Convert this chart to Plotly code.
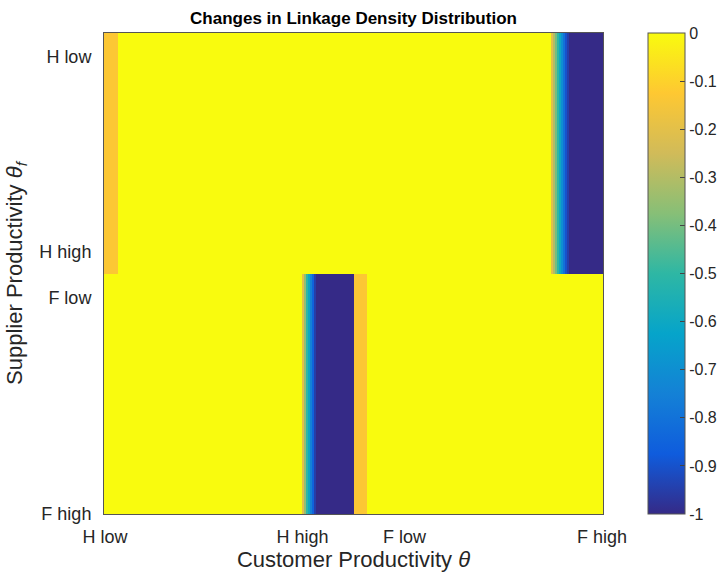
import plotly.graph_objects as go
import numpy as np

# ---- data ----
x_tick_vals = [1, 100, 151, 250]
x_tick_text = ["H low", "H high", "F low", "F high"]
y_tick_vals = [0.60, 1.41, 1.60, 2.5]
y_tick_text = ["H low", "H high", "F low", "F high"]

# run-length encoded columns: (number of columns, value)
row_h_runs = [(7, -0.13), (217, 0.0), (1, -0.2), (1, -0.3), (1, -0.4), (1, -0.5),
              (1, -0.6), (1, -0.7), (1, -0.8), (1, -0.9), (1, -0.95), (17, -1.0)]
row_f_runs = [(99, 0.0), (1, -0.2), (1, -0.35), (1, -0.5), (1, -0.6), (1, -0.75),
              (1, -0.85), (1, -0.95), (19, -1.0), (7, -0.13), (118, 0.0)]

cbar_vals = [0, -0.1, -0.2, -0.3, -0.4, -0.5, -0.6, -0.7, -0.8, -0.9, -1]
cbar_text = ["0", "-0.1", "-0.2", "-0.3", "-0.4", "-0.5", "-0.6", "-0.7", "-0.8", "-0.9", "-1"]

parula = ['#352a87', '#0f5cdd', '#1481d6', '#06a4ca', '#2eb7a4',
          '#87bf77', '#d1bb59', '#fec832', '#f9fb0e']


def expand(runs):
    out = []
    for n, v in runs:
        out.extend([v] * n)
    return out


z = [expand(row_h_runs), expand(row_f_runs)]
ncol = len(z[0])
x = list(range(1, ncol + 1))
y = [1, 2]

colorscale = [[i / (len(parula) - 1), c] for i, c in enumerate(parula)]

TXT = '#262626'
FONT = 'Liberation Sans, Arial, sans-serif'

fig = go.Figure(go.Heatmap(
    z=z, x=x, y=y, zmin=-1, zmax=0, zsmooth=False,
    colorscale=colorscale,
    colorbar=dict(
        xref='container', x=648 / 722, xanchor='left', xpad=0, ypad=0,
        y=0.5, yanchor='middle', len=1, lenmode='fraction',
        thickness=37, outlinewidth=1, outlinecolor='#555555',
        tickvals=cbar_vals, ticktext=cbar_text, ticks='inside', ticklen=5,
        tickcolor='#444444', tickfont=dict(family=FONT, size=16, color=TXT),
    ),
    hoverinfo='skip',
))

fig.update_layout(
    width=722, height=577,
    margin=dict(l=104, r=119, t=33, b=63),
    paper_bgcolor='white', plot_bgcolor='white',
    font=dict(family=FONT, color=TXT),
    title=dict(text='<b>Changes in Linkage Density Distribution</b>',
               x=(104 + 603) / 2 / 722, xanchor='center', y=1 - 18 / 577, yanchor='middle',
               font=dict(size=17, color='black', family=FONT)),
    xaxis=dict(range=[0.5, ncol + 0.5], tickvals=x_tick_vals, ticktext=x_tick_text,
               tickfont=dict(size=18, color=TXT), ticks='', showgrid=False, zeroline=False,
               showline=True, mirror=True, linecolor='#555555', linewidth=1,
               ticklabelstandoff=6,
               title=dict(text='Customer Productivity <i>θ</i>', font=dict(size=22, color=TXT),
                          standoff=4)),
    yaxis=dict(range=[2.501, 0.5], tickvals=y_tick_vals, ticktext=y_tick_text,
               tickfont=dict(size=18, color=TXT), ticks='', showgrid=False, zeroline=False,
               showline=True, mirror=True, linecolor='#555555', linewidth=1,
               ticklabelstandoff=8,
               title=dict(text='Supplier Productivity <i>θ<sub>f</sub></i>', font=dict(size=22, color=TXT),
                          standoff=10)),
)

fig.write_html("out.html")
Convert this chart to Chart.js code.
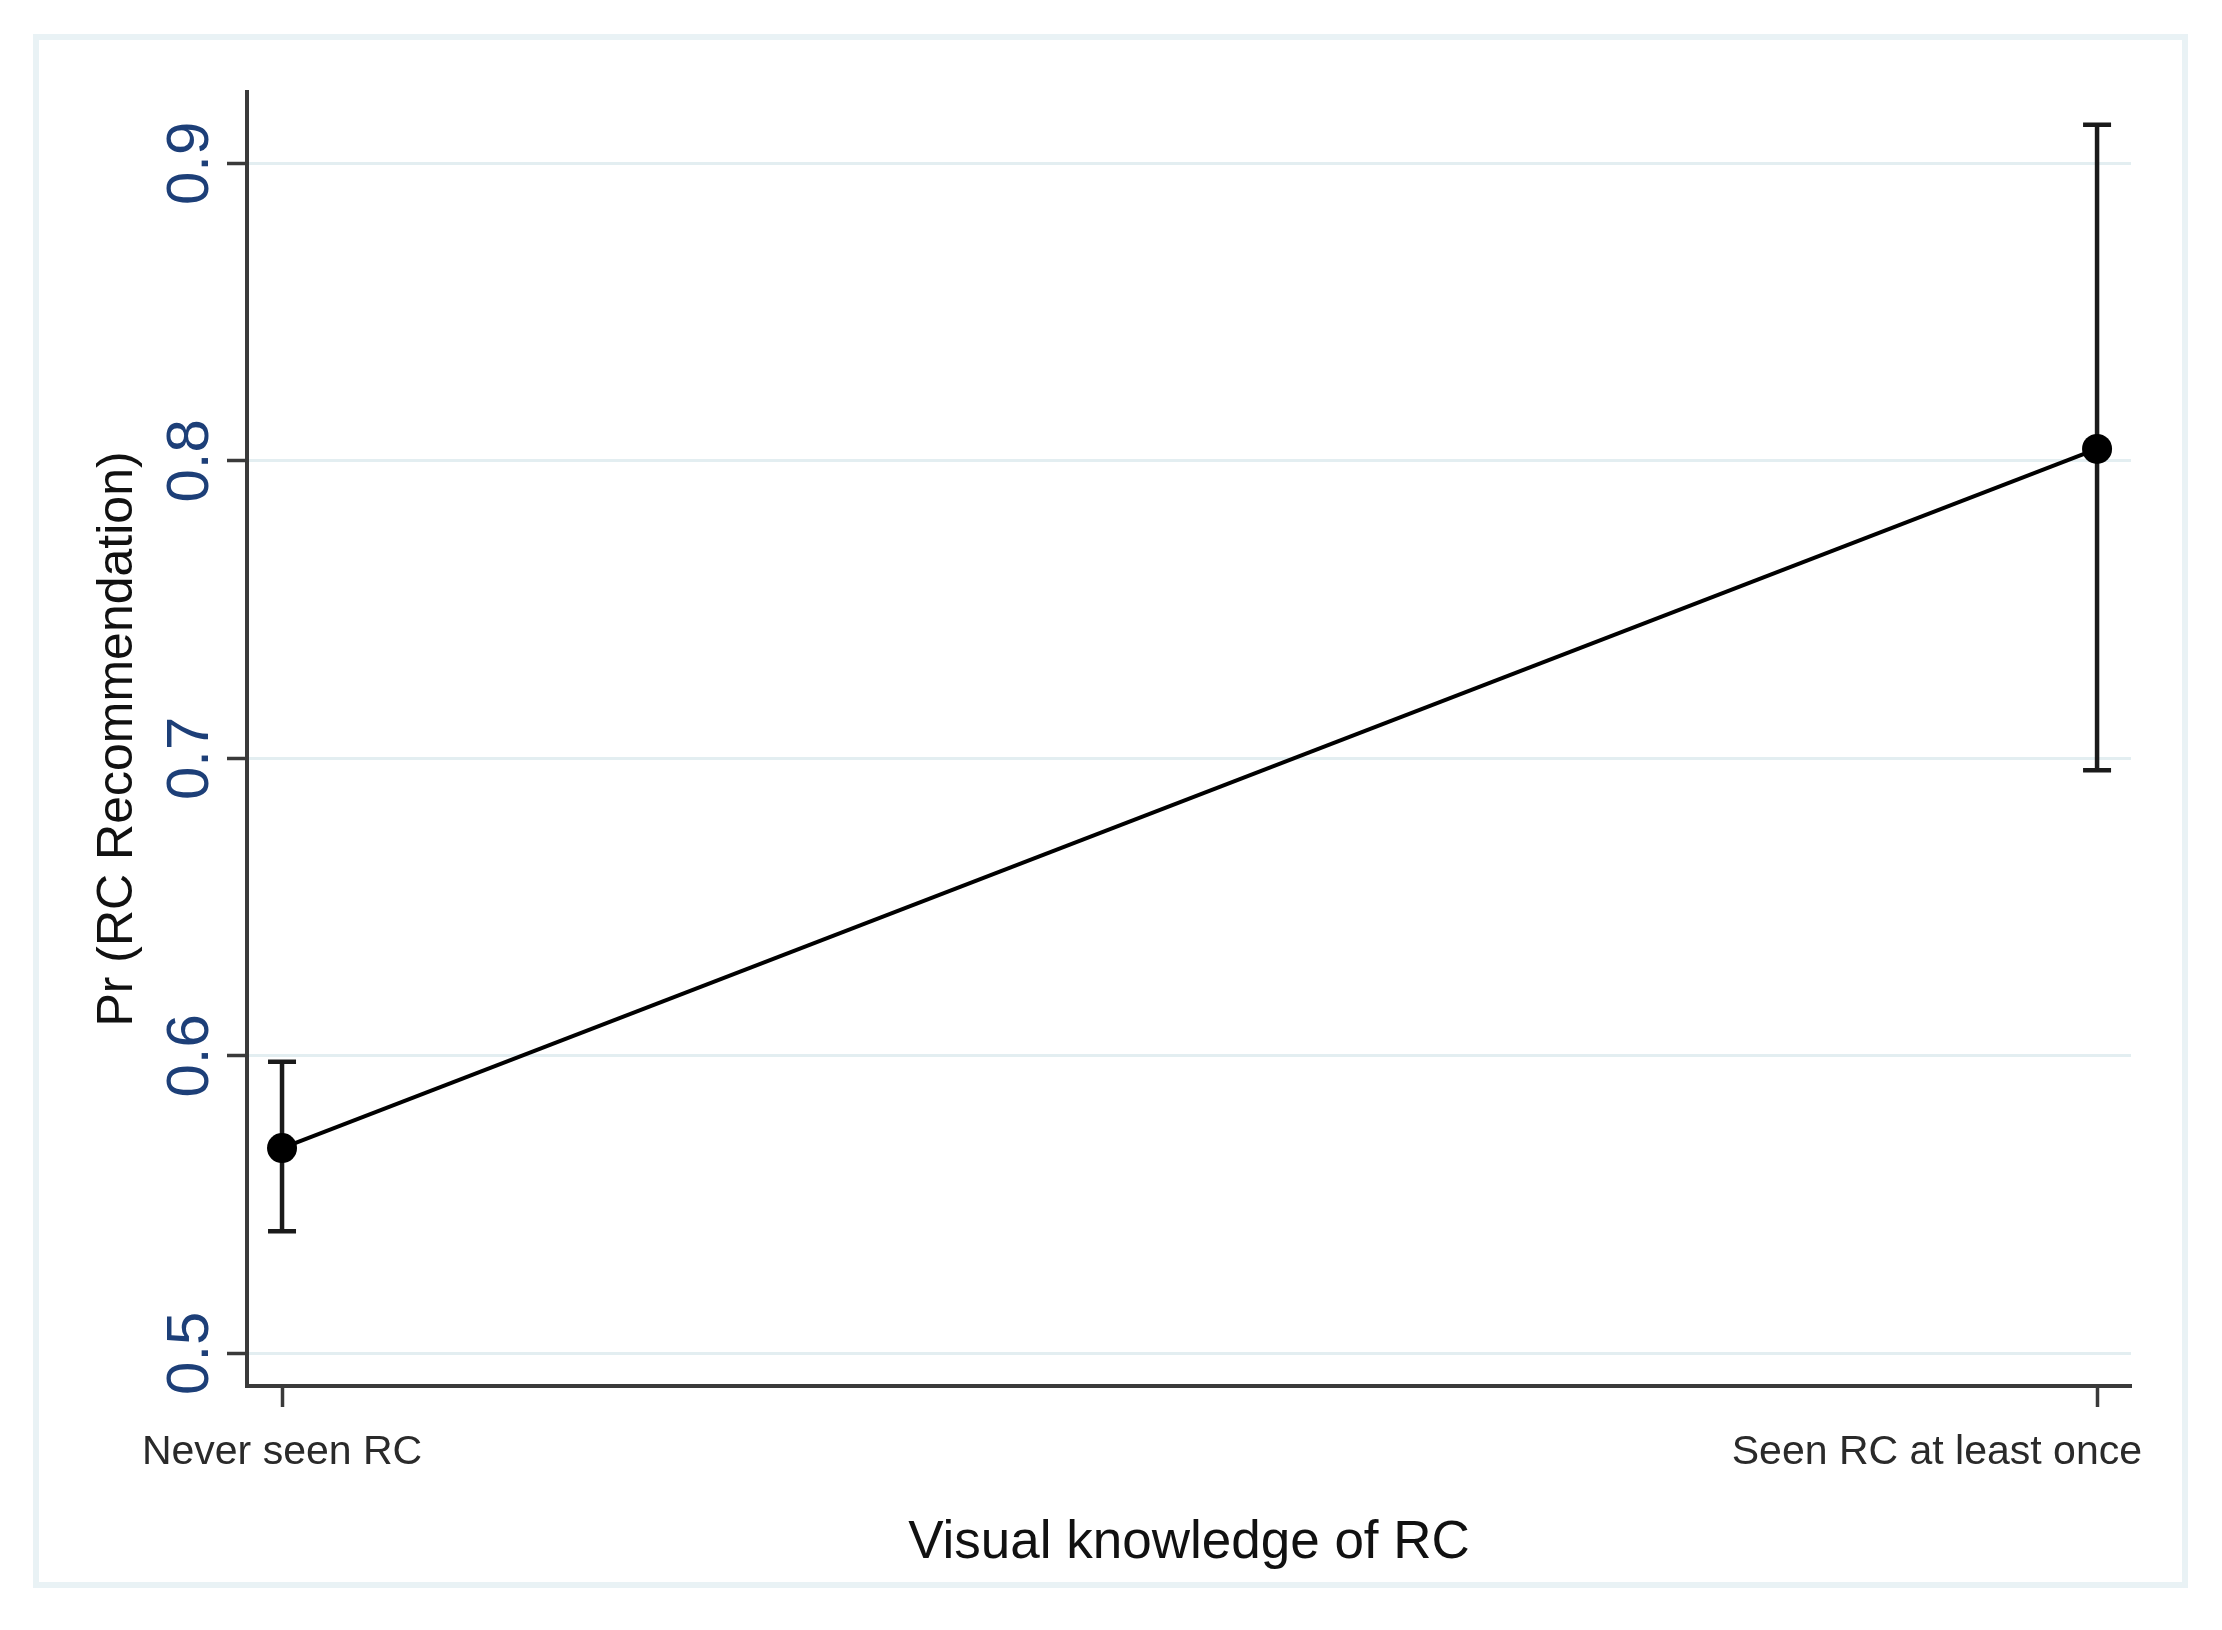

+---+

» Written instruction
Gather and return every line that holds the string "chart".

» Result for this exercise
Convert this chart to Plotly code.
Convert this chart to Chart.js code.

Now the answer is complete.